>> START

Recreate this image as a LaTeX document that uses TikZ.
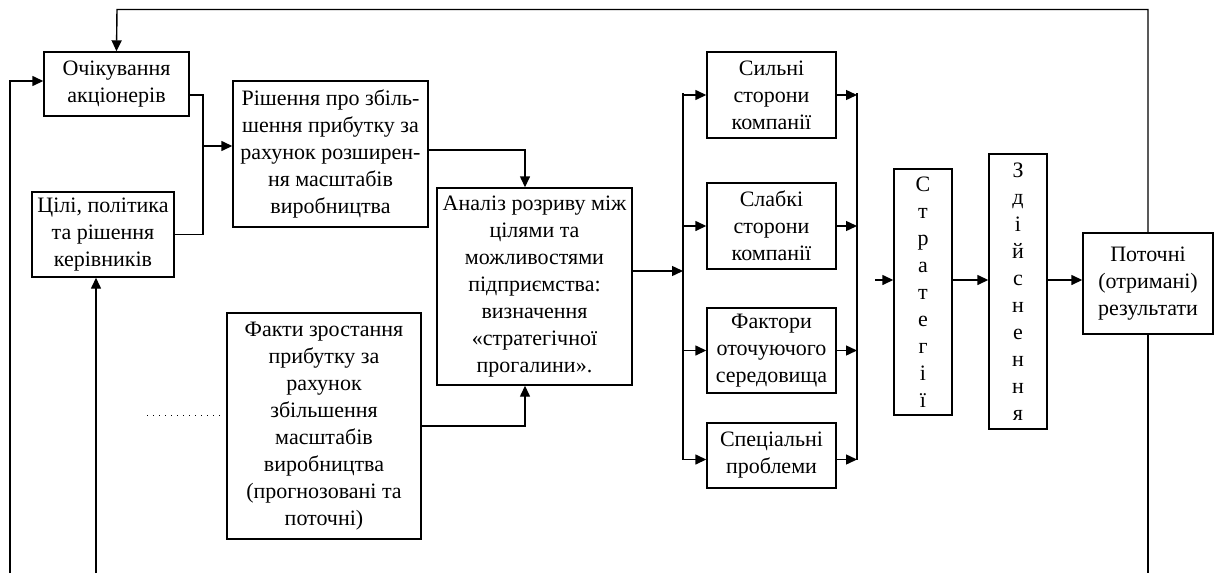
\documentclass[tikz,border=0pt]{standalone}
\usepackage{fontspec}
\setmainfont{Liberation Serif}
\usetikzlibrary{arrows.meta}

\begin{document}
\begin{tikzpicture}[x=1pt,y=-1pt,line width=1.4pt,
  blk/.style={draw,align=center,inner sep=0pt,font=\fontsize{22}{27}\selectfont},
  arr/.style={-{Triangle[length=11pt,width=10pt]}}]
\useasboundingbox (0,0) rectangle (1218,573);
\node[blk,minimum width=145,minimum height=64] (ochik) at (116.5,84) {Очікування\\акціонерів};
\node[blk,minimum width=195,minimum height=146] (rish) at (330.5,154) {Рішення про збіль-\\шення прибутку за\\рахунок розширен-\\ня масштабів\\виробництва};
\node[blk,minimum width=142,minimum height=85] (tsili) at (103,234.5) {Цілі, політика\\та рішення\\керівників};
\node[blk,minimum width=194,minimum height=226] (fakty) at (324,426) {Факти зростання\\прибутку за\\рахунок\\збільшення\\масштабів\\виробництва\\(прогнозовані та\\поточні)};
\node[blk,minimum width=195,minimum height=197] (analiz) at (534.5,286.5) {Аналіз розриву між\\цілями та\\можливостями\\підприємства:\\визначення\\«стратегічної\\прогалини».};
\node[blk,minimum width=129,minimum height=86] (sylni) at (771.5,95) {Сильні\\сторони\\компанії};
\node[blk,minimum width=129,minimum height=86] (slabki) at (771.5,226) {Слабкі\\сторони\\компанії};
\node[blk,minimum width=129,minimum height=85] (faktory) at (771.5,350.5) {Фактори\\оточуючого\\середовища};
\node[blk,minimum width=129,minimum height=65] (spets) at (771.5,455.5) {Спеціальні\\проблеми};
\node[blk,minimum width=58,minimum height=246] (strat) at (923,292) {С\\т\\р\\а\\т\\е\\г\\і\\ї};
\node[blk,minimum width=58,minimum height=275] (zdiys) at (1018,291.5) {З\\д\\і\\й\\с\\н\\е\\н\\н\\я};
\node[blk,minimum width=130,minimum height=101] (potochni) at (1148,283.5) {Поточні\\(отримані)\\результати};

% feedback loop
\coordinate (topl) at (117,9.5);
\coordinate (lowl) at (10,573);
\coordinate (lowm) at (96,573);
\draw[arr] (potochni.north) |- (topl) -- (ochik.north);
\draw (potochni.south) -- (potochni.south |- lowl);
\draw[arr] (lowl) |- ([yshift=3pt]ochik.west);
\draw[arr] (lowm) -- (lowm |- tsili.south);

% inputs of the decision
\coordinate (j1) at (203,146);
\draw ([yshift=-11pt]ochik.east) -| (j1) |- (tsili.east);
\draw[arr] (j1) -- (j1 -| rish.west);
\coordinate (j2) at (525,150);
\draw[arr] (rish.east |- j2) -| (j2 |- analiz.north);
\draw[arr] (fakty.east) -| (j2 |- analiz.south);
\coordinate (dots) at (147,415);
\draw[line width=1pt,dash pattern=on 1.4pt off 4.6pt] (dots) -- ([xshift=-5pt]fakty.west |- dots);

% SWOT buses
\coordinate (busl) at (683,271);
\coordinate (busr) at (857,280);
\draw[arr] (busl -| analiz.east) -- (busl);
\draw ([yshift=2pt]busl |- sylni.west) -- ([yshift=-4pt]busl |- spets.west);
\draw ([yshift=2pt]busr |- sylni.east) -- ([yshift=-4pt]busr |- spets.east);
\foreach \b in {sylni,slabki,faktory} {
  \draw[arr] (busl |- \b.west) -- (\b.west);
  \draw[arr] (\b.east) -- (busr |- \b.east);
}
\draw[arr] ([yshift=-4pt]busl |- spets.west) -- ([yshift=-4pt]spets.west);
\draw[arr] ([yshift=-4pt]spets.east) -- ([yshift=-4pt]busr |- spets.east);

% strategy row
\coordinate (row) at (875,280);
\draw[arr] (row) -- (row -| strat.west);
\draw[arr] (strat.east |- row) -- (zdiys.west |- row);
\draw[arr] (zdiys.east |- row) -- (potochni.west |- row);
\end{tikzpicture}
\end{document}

>> END

Requirements: Reproduce all of the material above word for word. Omit the pictures.

Written solution:
Recreate this image as a LaTeX document that uses TikZ.
\documentclass[tikz,border=0pt]{standalone}
\usepackage{fontspec}
\setmainfont{Liberation Serif}
\usetikzlibrary{arrows.meta}

\begin{document}
\begin{tikzpicture}[x=1pt,y=-1pt,line width=1.4pt,
  blk/.style={draw,align=center,inner sep=0pt,font=\fontsize{22}{27}\selectfont},
  arr/.style={-{Triangle[length=11pt,width=10pt]}}]
\useasboundingbox (0,0) rectangle (1218,573);
\node[blk,minimum width=145,minimum height=64] (ochik) at (116.5,84) {Очікування\\акціонерів};
\node[blk,minimum width=195,minimum height=146] (rish) at (330.5,154) {Рішення про збіль-\\шення прибутку за\\рахунок розширен-\\ня масштабів\\виробництва};
\node[blk,minimum width=142,minimum height=85] (tsili) at (103,234.5) {Цілі, політика\\та рішення\\керівників};
\node[blk,minimum width=194,minimum height=226] (fakty) at (324,426) {Факти зростання\\прибутку за\\рахунок\\збільшення\\масштабів\\виробництва\\(прогнозовані та\\поточні)};
\node[blk,minimum width=195,minimum height=197] (analiz) at (534.5,286.5) {Аналіз розриву між\\цілями та\\можливостями\\підприємства:\\визначення\\«стратегічної\\прогалини».};
\node[blk,minimum width=129,minimum height=86] (sylni) at (771.5,95) {Сильні\\сторони\\компанії};
\node[blk,minimum width=129,minimum height=86] (slabki) at (771.5,226) {Слабкі\\сторони\\компанії};
\node[blk,minimum width=129,minimum height=85] (faktory) at (771.5,350.5) {Фактори\\оточуючого\\середовища};
\node[blk,minimum width=129,minimum height=65] (spets) at (771.5,455.5) {Спеціальні\\проблеми};
\node[blk,minimum width=58,minimum height=246] (strat) at (923,292) {С\\т\\р\\а\\т\\е\\г\\і\\ї};
\node[blk,minimum width=58,minimum height=275] (zdiys) at (1018,291.5) {З\\д\\і\\й\\с\\н\\е\\н\\н\\я};
\node[blk,minimum width=130,minimum height=101] (potochni) at (1148,283.5) {Поточні\\(отримані)\\результати};

% feedback loop
\coordinate (topl) at (117,9.5);
\coordinate (lowl) at (10,573);
\coordinate (lowm) at (96,573);
\draw[arr] (potochni.north) |- (topl) -- (ochik.north);
\draw (potochni.south) -- (potochni.south |- lowl);
\draw[arr] (lowl) |- ([yshift=3pt]ochik.west);
\draw[arr] (lowm) -- (lowm |- tsili.south);

% inputs of the decision
\coordinate (j1) at (203,146);
\draw ([yshift=-11pt]ochik.east) -| (j1) |- (tsili.east);
\draw[arr] (j1) -- (j1 -| rish.west);
\coordinate (j2) at (525,150);
\draw[arr] (rish.east |- j2) -| (j2 |- analiz.north);
\draw[arr] (fakty.east) -| (j2 |- analiz.south);
\coordinate (dots) at (147,415);
\draw[line width=1pt,dash pattern=on 1.4pt off 4.6pt] (dots) -- ([xshift=-5pt]fakty.west |- dots);

% SWOT buses
\coordinate (busl) at (683,271);
\coordinate (busr) at (857,280);
\draw[arr] (busl -| analiz.east) -- (busl);
\draw ([yshift=2pt]busl |- sylni.west) -- ([yshift=-4pt]busl |- spets.west);
\draw ([yshift=2pt]busr |- sylni.east) -- ([yshift=-4pt]busr |- spets.east);
\foreach \b in {sylni,slabki,faktory} {
  \draw[arr] (busl |- \b.west) -- (\b.west);
  \draw[arr] (\b.east) -- (busr |- \b.east);
}
\draw[arr] ([yshift=-4pt]busl |- spets.west) -- ([yshift=-4pt]spets.west);
\draw[arr] ([yshift=-4pt]spets.east) -- ([yshift=-4pt]busr |- spets.east);

% strategy row
\coordinate (row) at (875,280);
\draw[arr] (row) -- (row -| strat.west);
\draw[arr] (strat.east |- row) -- (zdiys.west |- row);
\draw[arr] (zdiys.east |- row) -- (potochni.west |- row);
\end{tikzpicture}
\end{document}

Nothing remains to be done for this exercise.